Congress notes that free trade agreements rarely, if ever, benefit working people and are pushed by corporations who use them as a means to maximise profits and further their own interests.
The idea of transatlantic trade may well be supported by those that would profit from it, but for our health services based on values, principles and sustainability it could be a financial disaster, adding another nail in the NHS coffin. The TUC and a number of other organisations have been campaigning to exempt the NHS from the negotiations and Congress now calls on the General Council to keep the pressure on and raise the profile of the calamitous affects the TTIP could have on the NHS.
Congress remains unconvinced by official claims of job creation arising out of TTIP, and considers that the dangers to public services, workers’ rights and environmental standards outweigh any potential benefits.
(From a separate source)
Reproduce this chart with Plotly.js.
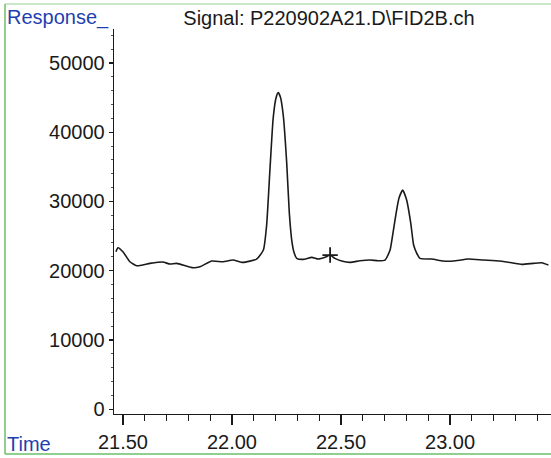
<!DOCTYPE html>
<html>
<head>
<meta charset="utf-8">
<script src="https://cdn.plot.ly/plotly-3.0.1.min.js"></script>
<style>html,body{margin:0;padding:0;background:#fff;}#chart{width:551px;height:458px;}</style>
</head>
<body>
<div id="chart"></div>
<script>
// Chromatogram trace (time in min, response)
const times = [21.468, 21.477, 21.500, 21.532, 21.563, 21.624, 21.683, 21.716, 21.746, 21.822, 21.853, 21.907, 21.959, 22.005, 22.050, 22.113, 22.144, 22.159, 22.174, 22.189, 22.202, 22.212, 22.222, 22.235, 22.251, 22.263, 22.274, 22.284, 22.297, 22.327, 22.366, 22.396, 22.427, 22.450, 22.472, 22.503, 22.541, 22.587, 22.633, 22.671, 22.702, 22.725, 22.739, 22.752, 22.766, 22.783, 22.801, 22.820, 22.833, 22.847, 22.862, 22.916, 22.969, 23.015, 23.084, 23.153, 23.229, 23.283, 23.329, 23.382, 23.421, 23.451];
const responses = [22730, 23310, 22730, 21285, 20707, 21054, 21242, 20953, 21054, 20418, 20562, 21386, 21285, 21531, 21198, 21675, 22976, 26588, 34536, 42050, 44940, 45705, 45084, 42483, 35547, 28322, 24420, 22686, 21776, 21632, 21921, 21675, 21921, 22253, 21776, 21386, 21198, 21429, 21531, 21429, 21531, 22976, 25577, 28178, 30490, 31646, 30200, 26834, 23698, 22542, 21776, 21675, 21386, 21386, 21675, 21531, 21386, 21140, 20909, 21054, 21140, 20808];
const markerTime = [22.450];
const markerResponse = [22253];
const xTickVals = [21.5, 22.0, 22.5, 23.0];
const yTickVals = [0, 10000, 20000, 30000, 40000, 50000];
const titleText = "Signal: P220902A21.D\\FID2B.ch";
const yLabel = "Response_";
const xLabel = "Time";

const blue = "#1f3fae";
const ink = "#1a1a1a";
const fontFam = "Liberation Sans, Arial, sans-serif";

const traces = [
  {x: times, y: responses, type: "scatter", mode: "lines",
   line: {color: ink, width: 1.6, shape: "spline", smoothing: 0.5}, hoverinfo: "skip"},
  {x: markerTime, y: markerResponse, type: "scatter", mode: "markers",
   marker: {symbol: "cross-thin-open", size: 11, color: ink, line: {color: ink, width: 1.8}}, hoverinfo: "skip"}
];

const layout = {
  width: 551, height: 458,
  margin: {l: 114, r: 0, t: 29, b: 44, pad: 0},
  paper_bgcolor: "#fff", plot_bgcolor: "#fff",
  showlegend: false,
  font: {family: fontFam, size: 20, color: ink},
  title: {text: titleText, x: 0.597, xanchor: "center", xref: "container",
          y: 1 - 18/458, yanchor: "middle", yref: "container",
          font: {family: fontFam, size: 20, color: ink}},
  xaxis: {range: [21.459, 23.463], tickvals: xTickVals, tickformat: ".2f",
          showgrid: false, zeroline: false, showline: true, linecolor: ink, linewidth: 1.3,
          ticks: "outside", ticklen: 10, tickwidth: 1.3, tickcolor: ink,
          minor: {dtick: 0.1, tick0: 21.5, ticks: "outside", ticklen: 6, tickwidth: 1.1, tickcolor: ink, showgrid: false},
          tickfont: {family: fontFam, size: 20, color: ink}},
  yaxis: {range: [-700, 54900], tickvals: yTickVals, tickformat: "d",
          showgrid: false, zeroline: false, showline: true, linecolor: ink, linewidth: 1.3,
          ticks: "outside", ticklen: 4, tickwidth: 1.2, tickcolor: ink,
          minor: {dtick: 2000, tick0: 0, ticks: "outside", ticklen: 2, tickwidth: 1, tickcolor: "#555", showgrid: false},
          tickfont: {family: fontFam, size: 20, color: ink}},
  annotations: [
    {text: yLabel, xref: "paper", yref: "paper", x: -0.2494, y: 1.0286,
     xanchor: "left", yanchor: "middle", showarrow: false,
     font: {family: fontFam, size: 20, color: blue}},
    {text: xLabel, xref: "paper", yref: "paper", x: -0.2494, y: -0.077,
     xanchor: "left", yanchor: "middle", showarrow: false,
     font: {family: fontFam, size: 20, color: blue}}
  ],
  shapes: [
    {type: "line", xref: "paper", yref: "paper", x0: -0.2494, x1: -0.2494, y0: -0.104, y1: 1.0649,
     line: {color: "#6cbf6c", width: 1.5}},
    {type: "line", xref: "paper", yref: "paper", x0: -0.2494, x1: 1.02, y0: 1.0649, y1: 1.0649,
     line: {color: "#8fcf8f", width: 1.2}},
    {type: "line", xref: "paper", yref: "paper", x0: -0.2494, x1: 1.02, y0: -0.104, y1: -0.104,
     line: {color: "#6cbf6c", width: 1.5}}
  ]
};

Plotly.newPlot("chart", traces, layout, {displayModeBar: false, staticPlot: true});
</script>
</body>
</html>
Congress remains unconvinced about the likelihood of a binding labour rights chapter based on ILO Core Conventions.
Congress has similar concerns over current negotiations for the proposed Trade in Services Agreement (TISA) and the Comprehensive Economic Trade Agreement (CETA).
Congress believes that on the current path we will be presented with a fait accompli in the form of an inadequate, unacceptable agreement that we have had no chance of influencing or amending and where time will make it difficult to mobilise opposition.
Congress resolves that the TUC should:
1) oppose Investor-State Dispute Settlement (ISDS) mechanisms and a ratchet clause;
2) call for the exclusion of all public services, including education and health, public procurement, public utilities and public transport (whether in public or private ownership) from the negotiations;
3) demand no levelling down in relation to consumer, worker or environmental protection;
4) insist on genuine consultation with civil society organisations, including trade unions;
5) work with like-minded organisations, including the ETUC, in opposing all detrimental aspects of TTIP and in campaigning for alternative EU trade and investment policies; and
6) welcome the decision of the EU Foreign Affairs Council on Trade to exclude the audio-visual sector from the initial TTIP agenda, and lobby the UK government to oppose its future inclusion, in order to preserve the European Cultural Exception and the unique national nature of arts and entertainment activity within Europe.
Congress therefore resolves that the trade union movement should now call for the TTIP negotiations to be halted and adopt a clear position of outright opposition to TTIP, and the other trade agreements currently being negotiated, whilst continuing to monitor progress and press for improvements to promote decent jobs and growth and safeguard labour, consumer, environmental and health and safety standards through lobbying, campaigning and negotiating, in alliance with the ETUC and AFLCIO.
Congress agrees that all pending and future trade agreements entered into by the EU should be subject to a vigorous and transparent regime of scrutiny and consultation, ensuring that they are of benefit and acceptable to the millions of people affected by their content, in all countries covered by the agreement.